"Privilege" by Gordon Cox ~ New York Newsday 04.26.05
Gifted Youths Save Dad, and a Bankrupt Script in "Privilege"
A talented adolescent actor is a rare find, but somehow Second Stage Theatre has managed to find not one but two of them to star in its latest production, "Privilege." Harry Zittel and Conor Donovan, one on each side of puberty, hold our attention even when Paul Weitz's trite new play does not.
Set in 1987, "Privilege" chronicles the fallout in the lives of two brothers when their father is arrested for insider trading. Once the government freezes their father's considerable assets, the kids aren't so privileged anymore, and they go from complaining about frequent trips to Antigua to sharing a cramped bedroom with peeling paint.
As Porter, the 16-year-old with a taste for Jimi Hendrix and the Dead Kennedys, Zittel cycles through good humor, petulance, enthusiasm, apathy, cockiness and self-doubt with a fluid ease that would surely elude an older actor in the same role. He even plays drunk without overdoing it. As 12-year-old Charlie, buttoned-up Conor Donovan is good enough to make you wish that his precocious character weren't overwritten into a grammar-correcting Alex P. Keaton.
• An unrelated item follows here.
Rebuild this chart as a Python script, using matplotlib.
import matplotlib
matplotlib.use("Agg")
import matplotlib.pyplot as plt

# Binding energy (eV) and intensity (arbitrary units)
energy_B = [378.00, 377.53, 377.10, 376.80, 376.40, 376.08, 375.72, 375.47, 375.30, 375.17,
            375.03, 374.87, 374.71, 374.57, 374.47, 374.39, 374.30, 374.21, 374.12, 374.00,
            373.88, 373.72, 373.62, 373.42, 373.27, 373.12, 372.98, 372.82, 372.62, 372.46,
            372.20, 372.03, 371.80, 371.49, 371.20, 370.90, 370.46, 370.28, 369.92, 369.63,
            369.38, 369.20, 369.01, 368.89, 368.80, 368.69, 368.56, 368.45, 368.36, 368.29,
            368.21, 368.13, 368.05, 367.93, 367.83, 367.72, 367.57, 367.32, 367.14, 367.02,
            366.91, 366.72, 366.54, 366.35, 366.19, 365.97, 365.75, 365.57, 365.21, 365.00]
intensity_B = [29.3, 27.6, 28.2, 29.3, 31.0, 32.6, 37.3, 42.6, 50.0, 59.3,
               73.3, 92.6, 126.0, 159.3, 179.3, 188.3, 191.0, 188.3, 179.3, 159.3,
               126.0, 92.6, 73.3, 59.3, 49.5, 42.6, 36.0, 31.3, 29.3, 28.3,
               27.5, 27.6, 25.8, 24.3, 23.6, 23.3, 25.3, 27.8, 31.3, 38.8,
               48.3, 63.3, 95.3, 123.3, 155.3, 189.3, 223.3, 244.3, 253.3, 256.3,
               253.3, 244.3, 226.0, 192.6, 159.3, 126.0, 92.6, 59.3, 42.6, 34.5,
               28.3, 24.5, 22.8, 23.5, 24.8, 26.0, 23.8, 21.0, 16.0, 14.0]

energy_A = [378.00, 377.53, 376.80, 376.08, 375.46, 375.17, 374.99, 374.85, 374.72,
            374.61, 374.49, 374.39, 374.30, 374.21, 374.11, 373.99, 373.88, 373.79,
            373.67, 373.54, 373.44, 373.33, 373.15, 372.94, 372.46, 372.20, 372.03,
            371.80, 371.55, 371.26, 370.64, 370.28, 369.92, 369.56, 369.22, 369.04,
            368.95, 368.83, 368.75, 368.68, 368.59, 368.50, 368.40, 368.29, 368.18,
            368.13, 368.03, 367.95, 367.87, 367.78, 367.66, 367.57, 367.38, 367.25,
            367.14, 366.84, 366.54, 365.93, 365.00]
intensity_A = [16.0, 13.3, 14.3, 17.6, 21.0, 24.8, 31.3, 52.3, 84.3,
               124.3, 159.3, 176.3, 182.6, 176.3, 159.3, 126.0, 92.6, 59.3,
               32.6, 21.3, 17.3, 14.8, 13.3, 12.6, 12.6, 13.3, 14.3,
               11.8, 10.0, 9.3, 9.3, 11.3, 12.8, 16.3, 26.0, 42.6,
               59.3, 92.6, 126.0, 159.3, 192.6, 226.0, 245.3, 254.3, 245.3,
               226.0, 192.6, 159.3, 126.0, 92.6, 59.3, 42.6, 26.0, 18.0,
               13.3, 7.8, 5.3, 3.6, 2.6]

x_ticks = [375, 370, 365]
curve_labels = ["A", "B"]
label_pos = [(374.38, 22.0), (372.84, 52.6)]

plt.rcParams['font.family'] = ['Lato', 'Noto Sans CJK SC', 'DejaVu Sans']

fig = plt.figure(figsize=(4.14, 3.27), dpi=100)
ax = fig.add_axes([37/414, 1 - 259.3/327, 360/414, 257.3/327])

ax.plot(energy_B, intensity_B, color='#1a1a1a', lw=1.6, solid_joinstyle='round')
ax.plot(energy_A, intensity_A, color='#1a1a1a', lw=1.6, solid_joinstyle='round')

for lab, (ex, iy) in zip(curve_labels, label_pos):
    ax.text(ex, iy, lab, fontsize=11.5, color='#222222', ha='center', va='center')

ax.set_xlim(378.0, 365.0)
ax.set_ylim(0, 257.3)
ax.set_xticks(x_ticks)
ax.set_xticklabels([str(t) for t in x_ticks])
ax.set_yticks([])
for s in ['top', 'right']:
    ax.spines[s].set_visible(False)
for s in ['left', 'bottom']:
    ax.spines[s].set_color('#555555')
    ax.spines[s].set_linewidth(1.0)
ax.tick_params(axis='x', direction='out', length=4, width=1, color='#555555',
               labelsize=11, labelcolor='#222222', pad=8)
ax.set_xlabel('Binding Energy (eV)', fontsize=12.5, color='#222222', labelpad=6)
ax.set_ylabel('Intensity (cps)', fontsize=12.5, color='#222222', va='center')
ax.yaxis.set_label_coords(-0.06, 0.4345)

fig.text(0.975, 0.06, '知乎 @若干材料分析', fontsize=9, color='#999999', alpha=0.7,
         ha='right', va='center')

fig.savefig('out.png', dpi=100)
Bob Saget, best known from the sitcom "Full House," co-stars as Ted, the head of the family. With big glasses and a severe part in his hair, he's a constricted and businesslike father before the financial crisis inevitably makes him see the importance of family. Carolyn McCormick plays the wife and mother with wounded pride, and Florencia Lozano models an array of unattractive '80s hairstyles as the maid.
Saget seems stilted as the play progresses, but that's probably the fault of Weitz, the filmmaker who wrote and co-directed "About a Boy" and co-directed "American Pie." In Weitz's unimaginative script, Ted fondly recalls a vacation during which he threw a ball with his boys until his shoulder hurt, and Porter thanks him. In what passes for sentimental closure, Ted responds, "Don't thank me. Thank you."
Director Peter Askin, most often seen on Broadway helming solo shows by Eve Ensler and John Leguizamo, has an obvious affinity for his young actors, but he can't counteract the staginess of the play's climactic confrontation scene.
Costume designer Jeff Mahshie resists overplaying the '80s fashion card, opting for realism over comedy. Set designer Thomas Lynch replicates a rich kid's bedroom that we don't realize is so spacious until he contrasts it with the smaller, crumbling room the boys inhabit in the second act.
As they move from a big room to a little one, our two young protagonists make a predictable journey: They joke about flatulence, they wrestle with the enigma of girls, they fight, they make up. Zittel and Donovan ensure that we care about the trip, even if Weitz's version of it is entirely unsurprising.